For all the overlapping rights and wrongs of the situation in Gaza and the West Bank, the overriding reality is that the Palestinians remain under various degrees of military occupation and have been for going on 60 years. The Palestinians in Gaza have a beef, which remains the case even if it has proven difficult or impossible to get to resolution and partition of the land. It remains the case even if groups like Hamas resort to unimaginable acts of mass murder. Lebanon and, actually, Hezbollah have no such beef. Israel hasn’t occupied any Lebanese territory for 25 years. There are numerous parts of the history we could go into, but I want to focus on this elemental and key part of it.

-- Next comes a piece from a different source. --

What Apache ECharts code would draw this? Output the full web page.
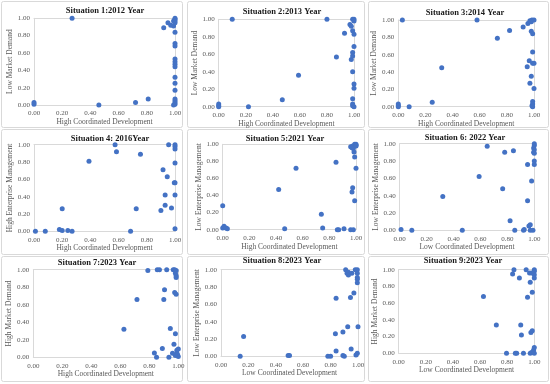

Hezbollah is the centerpiece of the arc of Iranian-backed militia proxies ranging from Lebanon to Syria and Iraq down to the Houthis in Yemen, which is often referred to as the “Axis of Resistance.” But Hezbollah is far and away the first among equals, far more militarily powerful and more closely interconnected with Iran than the others. In conventional military terms, Hamas is a nuisance-level power. Hezbollah is entirely different. It has an arsenal of between 150,000 and 200,000 rockets and ballistic missiles and a militia which by any real definition should be considered an army, if not for the fact that it’s not controlled by a state.

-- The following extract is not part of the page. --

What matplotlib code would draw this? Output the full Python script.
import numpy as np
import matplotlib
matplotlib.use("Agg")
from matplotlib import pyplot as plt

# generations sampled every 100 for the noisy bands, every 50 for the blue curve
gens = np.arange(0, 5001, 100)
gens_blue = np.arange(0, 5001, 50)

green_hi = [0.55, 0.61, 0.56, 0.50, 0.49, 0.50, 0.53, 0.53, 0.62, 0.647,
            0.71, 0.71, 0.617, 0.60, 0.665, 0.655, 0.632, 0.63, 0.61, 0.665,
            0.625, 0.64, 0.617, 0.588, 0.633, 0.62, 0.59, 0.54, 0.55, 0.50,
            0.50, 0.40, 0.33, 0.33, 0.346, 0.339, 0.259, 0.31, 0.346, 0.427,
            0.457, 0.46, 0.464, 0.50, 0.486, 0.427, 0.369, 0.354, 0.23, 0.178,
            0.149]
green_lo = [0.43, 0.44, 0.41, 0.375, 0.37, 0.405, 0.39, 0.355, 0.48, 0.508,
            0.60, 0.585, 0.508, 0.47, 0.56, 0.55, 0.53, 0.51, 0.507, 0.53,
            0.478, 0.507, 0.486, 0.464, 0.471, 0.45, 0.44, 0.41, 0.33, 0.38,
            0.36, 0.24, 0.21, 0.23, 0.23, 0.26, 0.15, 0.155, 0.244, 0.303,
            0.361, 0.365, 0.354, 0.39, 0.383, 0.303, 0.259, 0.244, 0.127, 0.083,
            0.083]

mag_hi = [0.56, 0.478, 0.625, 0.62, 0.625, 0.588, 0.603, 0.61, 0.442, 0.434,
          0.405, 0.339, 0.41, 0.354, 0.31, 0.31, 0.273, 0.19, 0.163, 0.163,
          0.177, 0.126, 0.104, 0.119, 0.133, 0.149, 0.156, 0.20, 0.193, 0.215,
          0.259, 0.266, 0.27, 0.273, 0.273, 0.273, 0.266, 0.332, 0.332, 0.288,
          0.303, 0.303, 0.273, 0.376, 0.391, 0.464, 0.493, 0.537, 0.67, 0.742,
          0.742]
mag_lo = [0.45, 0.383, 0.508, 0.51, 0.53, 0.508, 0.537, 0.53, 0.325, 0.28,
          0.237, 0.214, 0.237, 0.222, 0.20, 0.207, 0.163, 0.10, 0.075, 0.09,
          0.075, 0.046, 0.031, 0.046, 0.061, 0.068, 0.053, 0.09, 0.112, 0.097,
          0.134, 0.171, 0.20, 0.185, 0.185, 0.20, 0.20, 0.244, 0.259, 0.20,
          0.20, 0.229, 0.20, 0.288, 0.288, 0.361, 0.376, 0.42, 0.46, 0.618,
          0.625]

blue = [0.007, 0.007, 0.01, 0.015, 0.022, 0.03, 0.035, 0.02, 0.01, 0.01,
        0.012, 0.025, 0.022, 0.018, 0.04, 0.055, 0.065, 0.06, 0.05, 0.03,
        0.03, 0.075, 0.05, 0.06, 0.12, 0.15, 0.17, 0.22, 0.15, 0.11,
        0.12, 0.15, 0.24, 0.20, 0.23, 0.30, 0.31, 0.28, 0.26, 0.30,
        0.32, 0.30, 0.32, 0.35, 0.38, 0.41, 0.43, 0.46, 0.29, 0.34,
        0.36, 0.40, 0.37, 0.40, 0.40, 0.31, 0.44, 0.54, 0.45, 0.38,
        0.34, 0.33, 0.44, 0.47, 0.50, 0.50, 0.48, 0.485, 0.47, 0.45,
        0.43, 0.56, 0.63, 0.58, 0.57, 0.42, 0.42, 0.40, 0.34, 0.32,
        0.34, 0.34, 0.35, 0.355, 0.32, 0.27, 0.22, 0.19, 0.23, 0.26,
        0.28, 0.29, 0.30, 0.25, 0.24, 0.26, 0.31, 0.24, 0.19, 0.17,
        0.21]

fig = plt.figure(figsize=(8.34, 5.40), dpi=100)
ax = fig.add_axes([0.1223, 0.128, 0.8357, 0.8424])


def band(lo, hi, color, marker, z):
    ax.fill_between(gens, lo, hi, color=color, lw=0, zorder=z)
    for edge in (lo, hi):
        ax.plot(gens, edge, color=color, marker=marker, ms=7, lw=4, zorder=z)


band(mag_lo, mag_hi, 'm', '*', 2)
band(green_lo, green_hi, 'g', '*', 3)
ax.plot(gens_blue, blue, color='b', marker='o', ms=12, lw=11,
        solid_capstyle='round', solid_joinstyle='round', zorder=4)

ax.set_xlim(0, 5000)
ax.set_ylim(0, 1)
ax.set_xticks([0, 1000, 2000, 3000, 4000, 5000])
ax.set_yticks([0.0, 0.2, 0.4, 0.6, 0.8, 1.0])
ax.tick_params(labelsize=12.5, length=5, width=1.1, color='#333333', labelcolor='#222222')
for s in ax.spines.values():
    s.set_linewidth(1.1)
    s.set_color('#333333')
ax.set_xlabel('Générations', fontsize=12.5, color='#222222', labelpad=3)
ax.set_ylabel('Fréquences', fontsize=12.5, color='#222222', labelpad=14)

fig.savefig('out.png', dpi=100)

After the October 7th, 2023 Hamas raids into Israel, Hezbollah opened what it calls a “supporting front” in the North, mostly in the form of rocket attacks into Israel but also some limited cross-border skirmishing. This in addition to the fear of October 7th-style raids into northern Israel led Israel to evacuate between 80,000 and 100,000 of its citizens from villages and towns near the Lebanese border; they remain evacuated today. That is an unsustainable situation for Israel and, in response, Israel has demanded that Hezbollah withdraw to behind the Litani River (about 20 miles back from the Israel-Lebanon border), which they had agreed to do under a UN backed agreement in 2006.

For our purposes, Hezbollah provides this “supporting front” to Hamas. But it also provides a deterrent role for Iran. Israel can’t easily attack Iran because Hezbollah remains right on its border with its vast missile arsenal which can be unleashed on Israeli cities. The stated aim of Iran and the Axis of Resistance is essentially to dismantle Israel over time with a death of a thousand cuts, making the country unlivable. The immediate issue for Israel is whether its citizens can live in the north of the country without the constant threat of missile attacks and October 7th-style raids into border communities. No other country that had the military means to resist that would allow such a situation to continue indefinitely. And it was Hezbollah that opened its supporting front in the north on October 8th. Whatever else you can say about this, it’s not a unilateral action and it’s not unprovoked. Hezbollah has no legitimate beef with Israel. Nor does Lebanon. It’s very much an escalation. But it’s retaliatory and defensive in nature.

The best case for the region is that Israel’s current incursion into Lebanon degrades Hezbollah’s military infrastructure along the Lebanon-Israeli border and convinces the Lebanese government to deploy its national military in the country’s south. That was the agreement coming out of the 2006 Israel-Lebanon war. And as of today the Lebanese government says it’s now ready to implement it. The issue until now is that neither the Lebanese government nor its army have been strong enough to defy Hezbollah.

Again, this is a hopelessly complicated issue which I’ve tried to lay out here in overview terms. The relevant point is that this is categorically different from the situation in Gaza. In Gaza, Palestinians live under Israeli military occupation. Lebanese citizens and Hezbollah do not. Hezbollah opened a new front against Israel starting on October 8th, 2023, in support of the October 7th massacres. Everybody who is expressing worry about this escalating into a broader regional war and the inevitable rising death toll of these actions is right to be worried. But it’s Hezbollah’s decision to open that northern front that gets us here.